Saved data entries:
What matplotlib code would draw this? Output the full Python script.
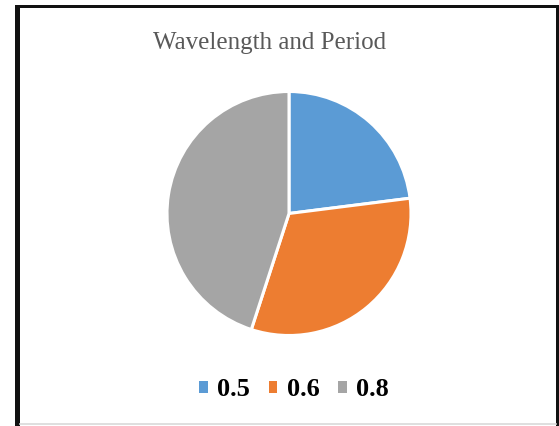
import matplotlib
matplotlib.use("Agg")
import matplotlib.pyplot as plt
from matplotlib.patches import Rectangle
from matplotlib.lines import Line2D

categories = ["0.5", "0.6", "0.8"]
values = [23, 32, 45]
colors = ["#5B9BD5", "#ED7D31", "#A5A5A5"]
title = "Wavelength and Period"

W, H = 559, 426
fig = plt.figure(figsize=(W / 100, H / 100), dpi=100)
fig.patch.set_facecolor("white")

def fx(x):
    return x / W

def fy(y):
    return 1 - y / H

# pie axes: center (289, 213.5), radius ~122
r = 122
ax = fig.add_axes([fx(289 - r), fy(213.5 + r), 2 * r / W, 2 * r / H])
wedges, _ = ax.pie(values, colors=colors, startangle=90, counterclock=False,
                   radius=1.0,
                   wedgeprops=dict(edgecolor="white", linewidth=2.2))
ax.set_xlim(-1, 1)
ax.set_ylim(-1, 1)
ax.set_aspect("auto")
ax.axis("off")

# title
fig.text(fx(270), fy(43), title, ha="center", va="center",
         fontsize=18, color="#595959", family="Liberation Serif")

# legend
handles = [Rectangle((0, 0), 1, 1, facecolor=c, edgecolor="none") for c in colors]
leg = fig.legend(handles, categories, loc="center", bbox_to_anchor=(fx(294), fy(390)),
                 ncol=3, frameon=False, handlelength=0.32, handleheight=0.32,
                 handletextpad=0.35, columnspacing=0.72,
                 prop=dict(family="Liberation Serif", weight="bold", size=19))

# border lines
fig.add_artist(Rectangle((fx(15), 0), 5 / W, fy(5), transform=fig.transFigure,
                         facecolor="#111111", edgecolor="none"))
fig.add_artist(Rectangle((fx(15), fy(8)), (W - 15) / W, 3 / H, transform=fig.transFigure,
                         facecolor="#111111", edgecolor="none"))
fig.add_artist(Rectangle((fx(556), 0), 3 / W, fy(5), transform=fig.transFigure,
                         facecolor="#111111", edgecolor="none"))
fig.add_artist(Line2D([fx(20), fx(556)], [fy(424), fy(424)], transform=fig.transFigure,
                      color="#D9D9D9", linewidth=1.2))

fig.savefig("out.png", dpi=100, facecolor="white")
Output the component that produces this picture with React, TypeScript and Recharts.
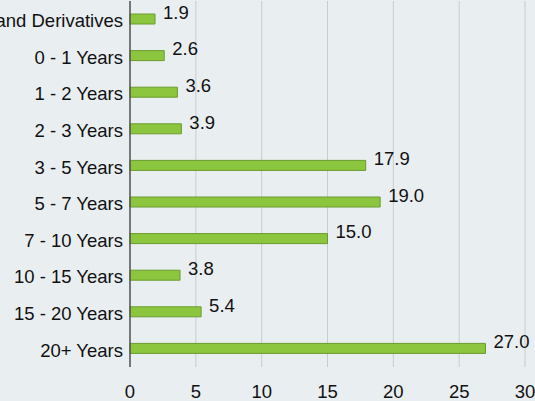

Stated task:
Set down word for word the lines from the first entry through the line with "from matplotlib.lines import Line2D", both included, omitting pictures.

Reply to the task:
What matplotlib code would draw this? Output the full Python script.
import matplotlib
matplotlib.use("Agg")
import matplotlib.pyplot as plt
from matplotlib.patches import Rectangle
from matplotlib.lines import Line2D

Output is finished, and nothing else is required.